American AIDS activist (1954–1989)

Barry Gingell (December 2, 1954 – May 29, 1989) was an American internist, nutritionist, computer scientist and AIDS activist. He served as a medical director for the Gay Men's Health Crisis and an advocate for experimental drugs during the AIDS epidemic in the 1980s.

== Life and career ==
A native of Johnson City, New York, Gingell received a Bachelor of Science degree from Syracuse University and a medical degree from New York University. He interned at the New York University School of Medicine before practicing medicine in the Bronx and the Lower East Side of Manhattan.

Gingell studied computer science at Columbia University and combined his medical training and computer interests to founded a computerized nutritional advisory program. He operated Optimal Nutrition Engineering for five years in Greenwich Village.
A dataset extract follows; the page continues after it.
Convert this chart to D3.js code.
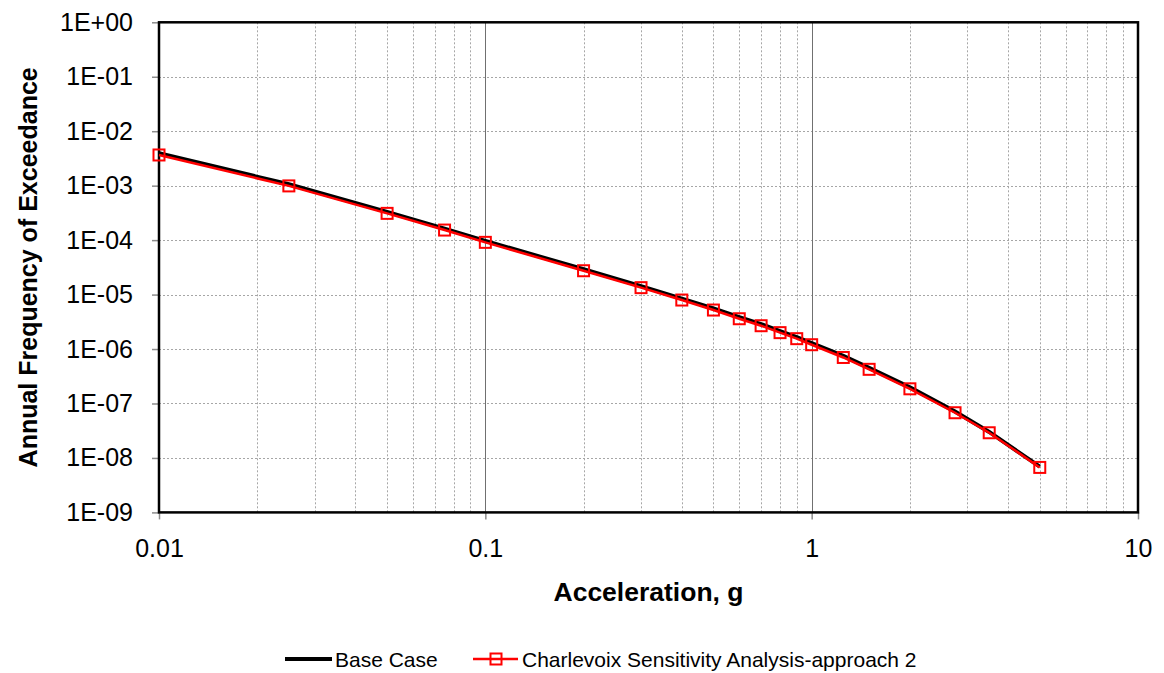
<!DOCTYPE html>
<html>
<head>
  <meta charset="utf-8">
  <title>Annual Frequency of Exceedance</title>
  <script src="https://cdn.jsdelivr.net/npm/d3@7"></script>
  <style>
    body { margin: 0; background: #fff; }
    svg { display: block; font-family: "Liberation Sans", Arial, sans-serif; }
  </style>
</head>
<body>
  <div id="chart"></div>
  <script>
    // acceleration (g) sample points
    var accel = [0.01, 0.025, 0.05, 0.075, 0.1, 0.2, 0.3, 0.4, 0.5, 0.6, 0.7, 0.8, 0.9, 1.0, 1.25, 1.5, 2.0, 2.75, 3.5, 5.0];
    // base case (black line)
    var baseCase = [3.95e-3, 1.06e-3, 3.3e-4, 1.63e-4, 9.7e-5, 2.92e-5, 1.43e-5, 8.45e-6, 5.55e-6, 3.85e-6, 2.86e-6, 2.14e-6, 1.66e-6, 1.29e-6, 7.5e-7, 4.52e-7, 1.98e-7, 7.1e-8, 3.0e-8, 6.9e-9];
    // Charlevoix sensitivity analysis - approach 2 (red squares)
    var charlevoix = [3.66e-3, 9.9e-4, 3.1e-4, 1.53e-4, 9.1e-5, 2.74e-5, 1.34e-5, 7.94e-6, 5.2e-6, 3.6e-6, 2.68e-6, 2.0e-6, 1.55e-6, 1.2e-6, 7.0e-7, 4.24e-7, 1.86e-7, 6.76e-8, 2.9e-8, 6.7e-9];

    var xTicks = [0.01, 0.1, 1, 10];
    var xTickLabels = ["0.01", "0.1", "1", "10"];
    var yTicks = [1, 1e-1, 1e-2, 1e-3, 1e-4, 1e-5, 1e-6, 1e-7, 1e-8, 1e-9];
    var yTickLabels = ["1E+00", "1E-01", "1E-02", "1E-03", "1E-04", "1E-05", "1E-06", "1E-07", "1E-08", "1E-09"];

    var width = 1164, height = 673;
    var plotLeft = 159, plotRight = 1138, plotTop = 22.3, plotBottom = 512.4;

    var svg = d3.select("#chart").append("svg")
        .attr("width", width)
        .attr("height", height);

    var x = d3.scaleLog().domain([0.01, 10]).range([plotLeft, plotRight]);
    var y = d3.scaleLog().domain([1, 1e-9]).range([plotTop, plotBottom]);

    // minor vertical grid (2..9 in every decade)
    var minor = [];
    [0.01, 0.1, 1].forEach(function(d) {
      for (var k = 2; k <= 9; k++) minor.push(d * k);
    });

    var grid = svg.append("g");
    grid.selectAll("line.minor")
      .data(minor)
      .enter().append("line")
        .attr("class", "minor")
        .attr("x1", function(d) { return Math.round(x(d)) + 0.5; })
        .attr("x2", function(d) { return Math.round(x(d)) + 0.5; })
        .attr("y1", plotTop)
        .attr("y2", plotBottom)
        .attr("stroke", "#a6a6a6")
        .attr("stroke-width", 1)
        .attr("stroke-dasharray", "2,2");

    grid.selectAll("line.hgrid")
      .data(yTicks.slice(1, -1))
      .enter().append("line")
        .attr("class", "hgrid")
        .attr("x1", plotLeft)
        .attr("x2", plotRight)
        .attr("y1", function(d) { return Math.round(y(d)) + 0.5; })
        .attr("y2", function(d) { return Math.round(y(d)) + 0.5; })
        .attr("stroke", "#a6a6a6")
        .attr("stroke-width", 1)
        .attr("stroke-dasharray", "2,2");

    grid.selectAll("line.major")
      .data([0.1, 1])
      .enter().append("line")
        .attr("class", "major")
        .attr("x1", function(d) { return Math.round(x(d)) + 0.5; })
        .attr("x2", function(d) { return Math.round(x(d)) + 0.5; })
        .attr("y1", plotTop)
        .attr("y2", plotBottom)
        .attr("stroke", "#707070")
        .attr("stroke-width", 1);

    // axes (ticks outside, grey)
    var xAxis = d3.axisBottom(x)
        .tickValues(xTicks)
        .tickSize(7)
        .tickPadding(20)
        .tickFormat(function(d, i) { return xTickLabels[i]; });
    var gx = svg.append("g")
        .attr("transform", "translate(0," + plotBottom + ")")
        .call(xAxis);

    var yAxis = d3.axisLeft(y)
        .tickValues(yTicks)
        .tickSize(7)
        .tickPadding(19)
        .tickFormat(function(d, i) { return yTickLabels[i]; });
    var gy = svg.append("g")
        .attr("transform", "translate(" + plotLeft + ",0)")
        .call(yAxis);

    [gx, gy].forEach(function(g) {
      g.select(".domain").remove();
      g.selectAll(".tick line").attr("stroke", "#8c8c8c").attr("stroke-width", 1.5);
      g.selectAll(".tick text")
        .attr("fill", "#000")
        .style("font-size", "25px")
        .style("font-family", "'Liberation Sans', Arial, sans-serif");
    });

    // plot frame
    svg.append("rect")
        .attr("x", plotLeft)
        .attr("y", plotTop)
        .attr("width", plotRight - plotLeft)
        .attr("height", plotBottom - plotTop)
        .attr("fill", "none")
        .attr("stroke", "#000")
        .attr("stroke-width", 2.5);

    var line = d3.line()
        .x(function(d) { return x(d[0]); })
        .y(function(d) { return y(d[1]); });

    var baseData = accel.map(function(a, i) { return [a, baseCase[i]]; });
    var charData = accel.map(function(a, i) { return [a, charlevoix[i]]; });

    svg.append("path")
        .datum(baseData)
        .attr("d", line)
        .attr("fill", "none")
        .attr("stroke", "#000")
        .attr("stroke-width", 4);

    svg.append("path")
        .datum(charData)
        .attr("d", line)
        .attr("fill", "none")
        .attr("stroke", "#ff0000")
        .attr("stroke-width", 2.5);

    var ms = 11;
    svg.selectAll("rect.mark")
      .data(charData)
      .enter().append("rect")
        .attr("class", "mark")
        .attr("x", function(d) { return x(d[0]) - ms / 2; })
        .attr("y", function(d) { return y(d[1]) - ms / 2; })
        .attr("width", ms)
        .attr("height", ms)
        .attr("fill", "none")
        .attr("stroke", "#ff0000")
        .attr("stroke-width", 2);

    // axis titles
    svg.append("text")
        .attr("x", (plotLeft + plotRight) / 2)
        .attr("y", 601)
        .attr("text-anchor", "middle")
        .style("font-size", "26.5px")
        .style("font-weight", "bold")
        .text("Acceleration, g");

    svg.append("text")
        .attr("transform", "translate(37," + (plotTop + plotBottom) / 2 + ") rotate(-90)")
        .attr("text-anchor", "middle")
        .style("font-size", "25px")
        .style("font-weight", "bold")
        .text("Annual Frequency of Exceedance");

    // legend
    var legend = svg.append("g");
    legend.append("line")
        .attr("x1", 285).attr("x2", 332)
        .attr("y1", 659).attr("y2", 659)
        .attr("stroke", "#000").attr("stroke-width", 4);
    legend.append("text")
        .attr("x", 335).attr("y", 667)
        .style("font-size", "21px")
        .text("Base Case");
    legend.append("line")
        .attr("x1", 473).attr("x2", 518)
        .attr("y1", 659).attr("y2", 659)
        .attr("stroke", "#ff0000").attr("stroke-width", 2.5);
    legend.append("rect")
        .attr("x", 496 - ms / 2).attr("y", 659 - ms / 2)
        .attr("width", ms).attr("height", ms)
        .attr("fill", "none")
        .attr("stroke", "#ff0000").attr("stroke-width", 2);
    legend.append("text")
        .attr("x", 522).attr("y", 667)
        .style("font-size", "21px")
        .text("Charlevoix Sensitivity Analysis-approach 2");
  </script>
</body>
</html>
Gingell was diagnosed with AIDS in 1985. Shortly after, he traveled to Mexico to obtain two experimental drugs used to treat AIDS patients, isoprinosine and ribavirin, which were not available in the United States. Gingell was critical of several federal agencies such as the National Institutes of Health and the FDA because of their slow pace of introducing new drug therapies to combat HIV/AIDS and their restricted access.

In 1987, Gingell became medical information director of the non-profit organization Gay Men's Health Crisis, where he created a newsletter about AIDS therapy called Treatment Issues. He also served on the National Academy of Sciences, the Society of Infectious Diseases, the Community Research Initiative, and the AIDS Resource Center.

In 1988, Gingell testified before the House Subcommittee on Human Resources and the Presidential Commission on experimental drugs to treat AIDS.

Gingell died of AIDS at St. Vincent's Hospital in New York City on May 29, 1989. He was 34.